Chapter 49 Who did what?

More and more journals are asking authors to supply information about who did what. This is an attempt to increase transparency and reduce the incidence of ghost authorship.

There are a lot of politics around authorship. How do you decide whether or not someone did enough to be included on an author line. This is a very important point. All that I will say here is that this should have been decided early on in the study. Everyone should know whether or not they are going to be an author at the time that they participate. No one should ever find out but they were not an author by reading their name in the acknowledgements.

49.1 CRediT where it’s due

After many iterations, there is now a widely recognised list of 14 different ways in which authors can contribute towards a study (Table 49.1). Even when the study is a chapter in your PhD thesis, it’s unlikely that you can put your name next to every role in the CRediT taxonomy. This does give you some realistic perspective about the collaborative nature of science.

TABLE 49.1: There is now a recognised list of different ways in which authors contribute to publications. The CRediT taxonomy allows you to ascribe contributions from each of the authors into one or more of 14 different roles.
Ways in which authors contribute to studies
Conceptualisation
Data curation
Formal Analysis
Funding acquisition
Investigation
Methodology
Project administration
Resources
Software
Supervision
Validation
Visualisation
Writing – original draft
Writing – review and editing

If you want to know more about each of these roles and how they are defined in the CRediT taxonomy then please visit the site. You can also ‘claim’ these roles under your Rescognito profile, linked to your ORCID account.

Even if the journal that you are submitting to does not use the credit taxonomy. I would suggest that you use this as the basis for your saying who did what in the publication. See a blog article on this here. Otherwise, you could end up with what is known as hyperauthorship, a phenomenon evidenced by massive co-authorship levels (Cronin, 2001).
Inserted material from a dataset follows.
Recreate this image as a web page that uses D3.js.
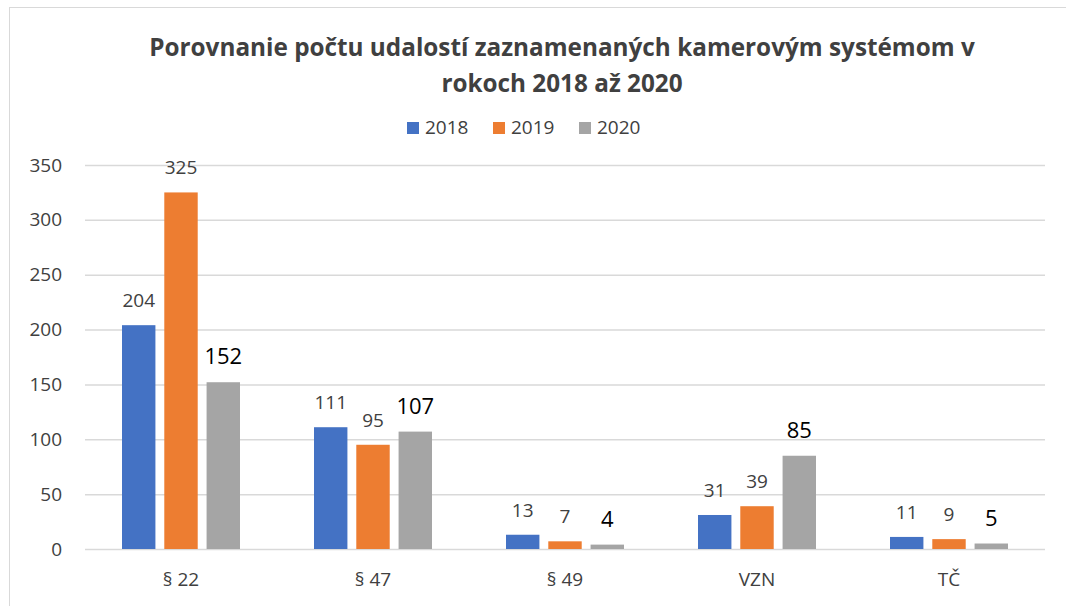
<!DOCTYPE html>
<html>
<head>
<meta charset="utf-8">
<script src="https://cdn.jsdelivr.net/npm/d3@7"></script>
<style>
  body { margin: 0; background: #fff; }
  text { font-family: "Open Sans", "Noto Sans", sans-serif; }
</style>
</head>
<body>
<div id="chart"></div>
<script>
// data
const categories = ["§ 22", "§ 47", "§ 49", "VZN", "TČ"];
const years = ["2018", "2019", "2020"];
const values2018 = [204, 111, 13, 31, 11];
const values2019 = [325, 95, 7, 39, 9];
const values2020 = [152, 107, 4, 85, 5];
const yTicks = [0, 50, 100, 150, 200, 250, 300, 350];
const titleLines = ["Porovnanie počtu udalostí zaznamenaných kamerovým systémom v", "rokoch 2018 až 2020"];

const series = [values2018, values2019, values2020];
const colors = ["#4472c4", "#ed7d31", "#a5a5a5"];

const W = 1066, H = 606;
const margin = {top: 165, right: 21, bottom: 57, left: 85},
      width = W - margin.left - margin.right,
      height = H - margin.top - margin.bottom;

const root = d3.select("#chart").append("svg")
    .attr("width", W)
    .attr("height", H);

// outer chart border
root.append("rect")
    .attr("x", 9.5).attr("y", 7.5)
    .attr("width", W).attr("height", H)
    .attr("fill", "none")
    .attr("stroke", "#d9d9d9");

// title
root.append("g").selectAll("text")
    .data(titleLines)
    .enter().append("text")
    .attr("x", 562)
    .attr("y", (d, i) => 56 + i * 36)
    .attr("text-anchor", "middle")
    .style("font-size", "24.3px")
    .style("font-weight", "bold")
    .style("fill", "#404040")
    .text(d => d);

// legend
const legend = root.append("g").selectAll("g")
    .data(years)
    .enter().append("g")
    .attr("transform", (d, i) => `translate(${[407, 493, 579][i]}, 122)`);
legend.append("rect")
    .attr("width", 12).attr("height", 12)
    .attr("fill", (d, i) => colors[i]);
legend.append("text")
    .attr("x", 18).attr("y", 12)
    .style("font-size", "19px")
    .style("fill", "#404040")
    .text(d => d);

const svg = root.append("g")
    .attr("transform", `translate(${margin.left},${margin.top})`);

// scales
const x0 = d3.scaleBand().domain(categories).range([0, width]);
const x1 = d3.scaleBand().domain(years).range([0, 118]).paddingInner(0.21);
const y = d3.scaleLinear().domain([0, 350]).range([height, 0]);

// gridlines
svg.append("g")
    .call(d3.axisLeft(y).tickValues(yTicks).tickSize(-width).tickFormat(""))
    .call(g => g.select(".domain").remove())
    .call(g => g.selectAll("line").attr("stroke", "#d9d9d9").attr("stroke-width", 1.5));

// y axis labels
svg.append("g")
    .call(d3.axisLeft(y).tickValues(yTicks).tickSize(0).tickPadding(23))
    .call(g => g.select(".domain").remove())
    .call(g => g.selectAll("text")
        .style("font-size", "19px")
        .style("fill", "#404040")
        .style("font-family", "'Open Sans', sans-serif"));

// x axis labels
svg.append("g")
    .attr("transform", `translate(0,${height})`)
    .call(d3.axisBottom(x0).tickSize(0).tickPadding(24))
    .call(g => g.select(".domain").remove())
    .call(g => g.selectAll("text")
        .style("font-size", "19px")
        .style("fill", "#404040")
        .style("font-family", "'Open Sans', sans-serif"));

// bars
const groups = svg.selectAll(".grp")
    .data(categories)
    .enter().append("g")
    .attr("class", "grp")
    .attr("transform", d => `translate(${x0(d) + x0.bandwidth() / 2 - 59},0)`);

const cells = groups.selectAll("g")
    .data((d, ci) => years.map((yr, si) => ({yr, si, v: series[si][ci]})))
    .enter().append("g");

cells.append("rect")
    .attr("x", d => x1(d.yr))
    .attr("width", x1.bandwidth())
    .attr("y", d => y(d.v))
    .attr("height", d => height - y(d.v))
    .attr("fill", d => colors[d.si]);

cells.append("text")
    .attr("x", d => x1(d.yr) + x1.bandwidth() / 2)
    .attr("y", d => y(d.v) - 18)
    .attr("text-anchor", "middle")
    .style("font-size", d => d.si === 2 ? "22px" : "19px")
    .style("fill", d => d.si === 2 ? "#000" : "#404040")
    .text(d => d.v);
</script>
</body>
</html>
49.2 Ordering the author line up

In Biological Sciences, it is traditional for the author who did most of the work to take the first position. For you and your thesis you are most likely to be the first author, certainly for all of your thesis chapters.

The last position is normally for the head of the laboratory in which the work was undertaken. This would usually be your advisor, but could be another collaborator, if, for example, you went to do some work in their laboratory. Funding also plays a role here, and if you are unsure about who should be listed last, then ask your advisor.

In between the first and last authors is a bit of a no-man’s land. Some people order it by who did most (closest to first), but then there is also a push to be closest to last place (closest to being more senior). Alphabetical also works, but that often benefits or penalises those who have names that regularly appear higher up or lower down in the alphabet. One colleague is always first to suggest alphabetical order as he regularly ends up as last author.

There is such a thing as shared first (and even last) authorship. You see these appearing with increasing regularity, marked with an asterisk or other symbol. Hence, there can be several top spots, and these should work just fine for your CV.

References

Cronin B. 2001. Hyperauthorship: A postmodern perversion or evidence of a structural shift in scholarly communication practices? Journal of the American Society for Information Science and Technology 52:558–569. DOI: 10.1002/asi.1097.